Despite that, the attempts to frighten the Scots with the ill-thought-through financial, economic and legal consequences of independence have been mildly counter-productive. Yet so far, there has not been a single opinion poll - leaving aside one with a long pro-independence preamble to the question - that has found a majority intending to vote Yes to the question that will be on the ballot paper: “Should Scotland be an independent country?”

Two trends, which are probably linked, give hope to the nationalists. One is that the pro-independence side care more than the unionists. The other is Mr Salmond’s record of late surges. In 2011, the SNP took a weak and complacent Labour Party by surprise in the final weeks of the campaign. Those who want Scotland to remain part of the UK must hope that a vote for an SNP member of the Scottish Parliament is a very different matter from a vote for Scotland and the rest of the UK to be separate countries.

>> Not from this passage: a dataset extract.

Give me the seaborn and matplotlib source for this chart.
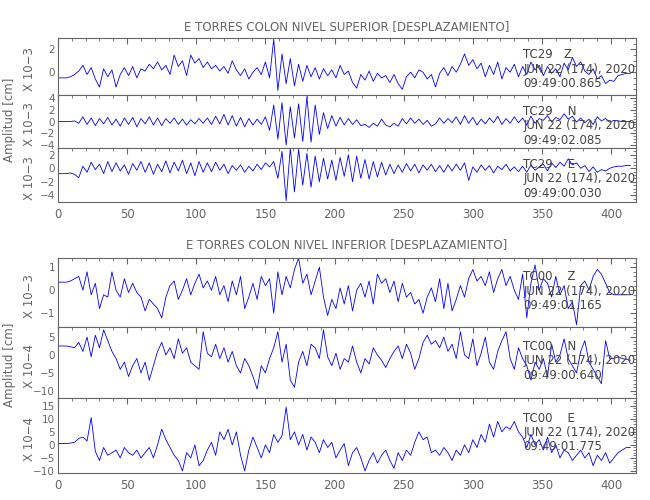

Mr Cameron is a prisoner of history. He became Prime Minister at a time when Mr Salmond was riding high, having conquered a lazy and entitled Labour Scottish establishment, only to find that the SNP leader would use Tory unpopularity in Scotland to power the final stage of his long, long campaign. Mr Cameron has played that hand about as well as it could have been played, but now it is time for others who support the union to match the strength of feeling of the separatists. We are better together and should be proud to say so.